The play is at its best when exploring the consequences of’ ‘Mrs Morgan’s’ fervent, consuming and part-requited love of ‘Mrs Freeman’, as Anne and Sarah did in fact call each other; and the rising of the star of a new lady in waiting in the monarch’s life, the ambitious but genuinely caring Abigail Hill, later Masham (displaying ferocious intelligence and determination in Beth Parker’s quietly vivid performance), at the expense of the almost recklessly over-ambitious Sarah.
Emma Cunliffe give a fine portrait of a Queen disillusioned by events, yet eventually strengthened by the regal authority she needs to lead the nation.
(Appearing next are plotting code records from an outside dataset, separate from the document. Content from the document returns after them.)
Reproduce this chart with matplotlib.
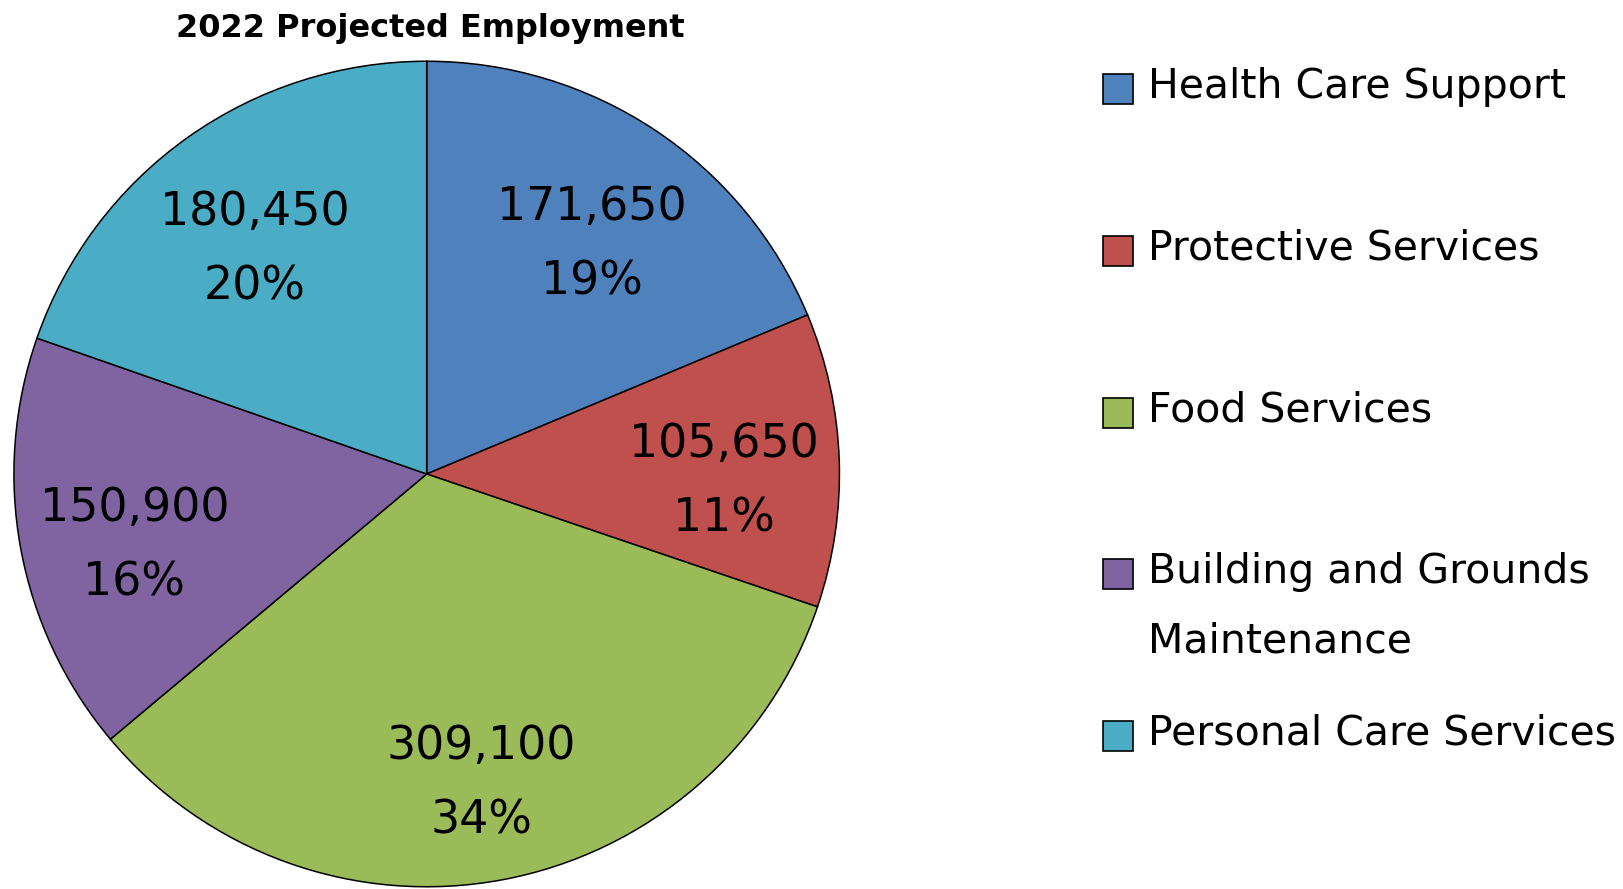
import matplotlib
matplotlib.use("Agg")
import matplotlib.pyplot as plt
from matplotlib import patches

# data
categories = ["Health Care Support", "Protective Services", "Food Services",
              "Building and Grounds\nMaintenance", "Personal Care Services"]
employment = [171650, 105650, 309100, 150900, 180450]
percent_shown = [19, 11, 34, 16, 20]   # as printed on the chart (rounded to sum 100)
colors = ["#4F81BD", "#C0504D", "#9BBB59", "#8064A2", "#4BACC6"]
title = "2022 Projected Employment"

plt.rcParams['font.family'] = ['DejaVu Sans']

W, H = 1623, 889
fig = plt.figure(figsize=(W / 100, H / 100), dpi=100)

# pie axes (pixel layout)
cx, cy, r = 426.7, 474, 414
ax = fig.add_axes([(cx - r) / W, (H - cy - r) / H, 2 * r / W, 2 * r / H])

wedges, texts, autotexts = ax.pie(
    employment, colors=colors, startangle=90, counterclock=False,
    autopct='%1.0f%%', pctdistance=0.72, radius=1,
    wedgeprops=dict(edgecolor="black", linewidth=1.1),
    textprops=dict(fontsize=33, color="black"))
for t, v, p in zip(autotexts, employment, percent_shown):
    t.set_text(f"{v:,}\n{p}%")
    t.set_linespacing(1.85)
    x, y = t.get_position()
    t.set_position((x, y - 18 / r))  # labels sit a bit lower in the original
ax.set_xlim(-1.003, 1.003)
ax.set_ylim(-1.003, 1.003)
ax.axis('off')

# overlay in pixel coords for title and legend
ov = fig.add_axes([0, 0, 1, 1])
ov.set_xlim(0, W)
ov.set_ylim(H, 0)
ov.axis('off')
ov.patch.set_alpha(0)

ov.text(430, 29, title, fontsize=23, fontweight='bold', ha='center', va='center')

row_gap = 161.6
base0 = 98.3
line_gap = 69
for i, (lab, col) in enumerate(zip(categories, colors)):
    base = base0 + i * row_gap
    ov.add_patch(patches.Rectangle((1103, base + 6 - 30), 30, 30,
                                   facecolor=col, edgecolor="black", linewidth=1.2))
    for k, line in enumerate(lab.split("\n")):
        ov.text(1148, base + k * line_gap, line, fontsize=29.5,
                ha='left', va='baseline')

fig.savefig("out.png", dpi=100)
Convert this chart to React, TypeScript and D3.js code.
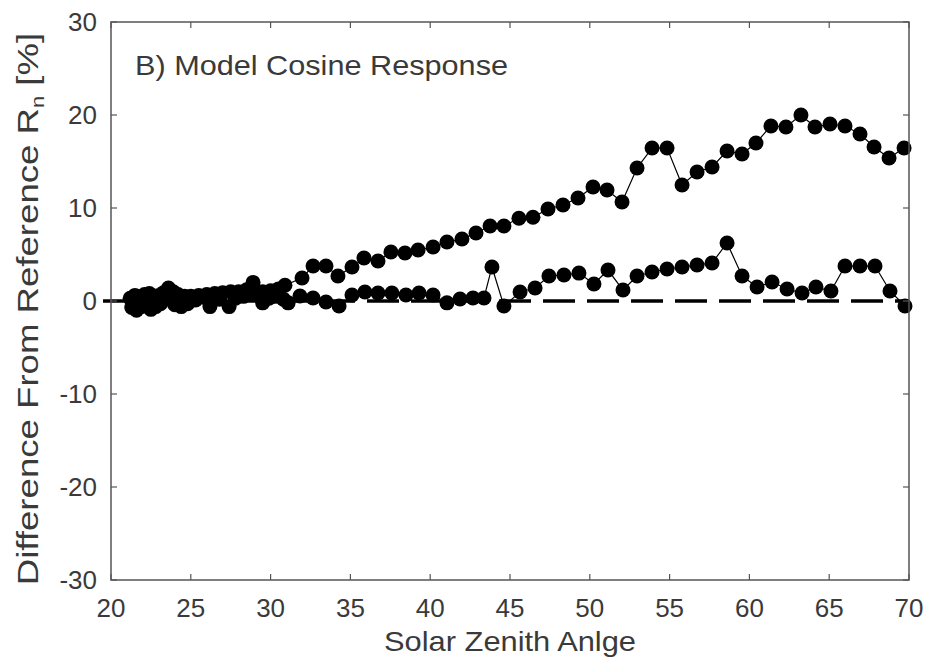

Edmundson writes a wonderfully lusty Sarah, in love with life, power - and her husband John Churchill; and Natascha McElhone realizes her wonderfully, splendid in her overweening self-belief and belief in the power she has over Anne. It’s really no surprise when she overreaches herself and the Queen’s stony rejection of her bewildered and angry erstwhile favourite is a powerful climax for both women. There’s strong support from Jonathan Broadbent as the politically astute Tory Robert Harley and from Richard Hope as Lord Chancellor Godolphin, bent on intrigue and in league with the Duke of Marlborough, a robust Robert Cavanah.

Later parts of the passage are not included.